The income of your SMSF is generally taxed at a concessional rate of 15%. To be entitled to this rate, your fund has to be a ‘complying fund’ that follows the laws and rules for SMSFs. For a non-complying fund the rate is the highest marginal tax rate.
The most common types of assessable income for complying SMSFs are assessable contributions, net capital gains, interest, dividends and rent.
Below is some further information regarding income.
Certain contributions received by a complying SMSF are included in its assessable income and are usually taxed as part of the SMSF's income at 15% (or 47% for non-complying SMSFs). These ‘assessable contributions’ include:
- Employer contributions (including contributions made under a salary sacrifice arrangement)
- Personal contributions that the member has notified you they intend to claim as a tax deduction
- Generally any contribution made by anybody other than the member, with limited exceptions such as spouse contributions and government co-contributions.
Your SMSF’s assessable income includes any net capital gains. Complying SMSFs are entitled to a CGT discount of one-third if the relevant asset had been owned for at least 12 months.
A net capital gain is:
The total capital gain for the year
Total capital losses for that year and any unapplied capital losses from earlier years
The CGT discount and any other concessions.
A capital loss (for example, losses on the sale of commercial premises) is not an allowable deduction and is only able to be offset against capital gains. If capital losses are greater than capital gains in a financial year, they must be carried forward to be offset against future capital gains.
A complying SMSF is entitled to deduct – from its assessable income – any losses or outgoings that are:
- Incurred in gaining or producing assessable income
- Necessarily incurred in carrying on a business for the purpose of gaining or producing such income.
Losses and outgoings relating to exempt current pension income are generally not deductible because they are incurred in earning exempt income. If the fund has both accumulation and pension members, the expense may need to be apportioned to determine the amount that the fund can deduct.
Non Arm Length Income
SMSF's must transact on an arm's length basis.
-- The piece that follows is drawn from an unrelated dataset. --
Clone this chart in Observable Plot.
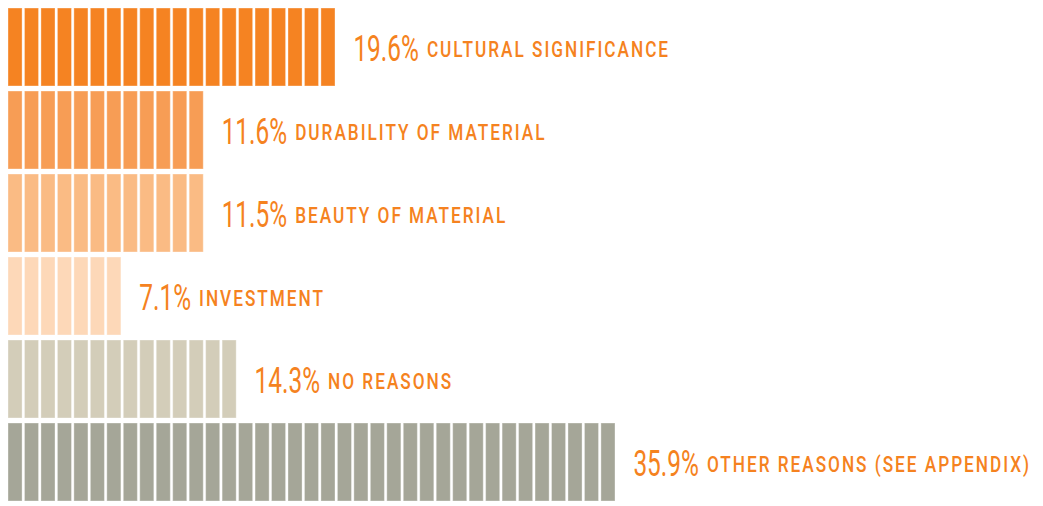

The purchase and sale price of fund assets should always reflect the true market value for the asset, and the income from assets held by your fund should always reflect the true market rate of return.
Any non-arm's length income is taxed at the highest marginal rate.
Broadly, income is non-arm's length income for a complying SMSF if it is:
- Derived from a scheme in which the parties were not dealing with each other at arm's length, and
- More than the SMSF might have been expected to derive if the parties had been dealing with each other at arm's length.
Income derived by an SMSF as a beneficiary of a discretionary trust is also non-arm's length income, as are dividends paid to an SMSF by a private company (unless the dividend is consistent with arm's length dealing).
In addition, income from investments that have non-commercial conditions – for example, limited recourse borrowing arrangements with zero interest loans – may also be considered non-arm's length income.
exempt current pension income
Income a complying Self Managed Super Fund (SMSF) earns from assets held to provide for pensions is exempt from income tax. This is called exempt current pension income (ECPI). ECPI does not include assessable contributions or non-arm’s-length income.
From 1 July 2017, funds won't be able to claim ECPI for the earnings from assets supporting a Transition to Retirement Income Stream (TRIS). These earnings will be taxed at 15%. This will apply to all TRIS regardless of the date the TRIS commenced.
You can claim the tax exemption in your SMSF annual return once your SMSF begins paying 'super income stream benefits' (commonly referred to as pensions). However, your SMSF is not automatically entitled to the exemption. To claim the exemption in the SMSF annual return, there are steps you must take prior to starting payment of the super income stream benefit, such as ensuring all the SMSF’s assets are re-valued to their current market value.
If an SMSF has income tax losses (not capital losses), the amount of the loss should be reduced by the amount of the net ECPI (this is the amount of ECPI less any expenses that were incurred in deriving ECPI). The remaining tax losses can be offset against any assessable income of the SMSF or carried forward to the next financial year.
CGT relief is available to assist funds who take action to comply with the new transfer balance cap and transition to retirement income reforms before 1 July 2017. The assets eligible for CGT relief will depend on how you calculate ECPI.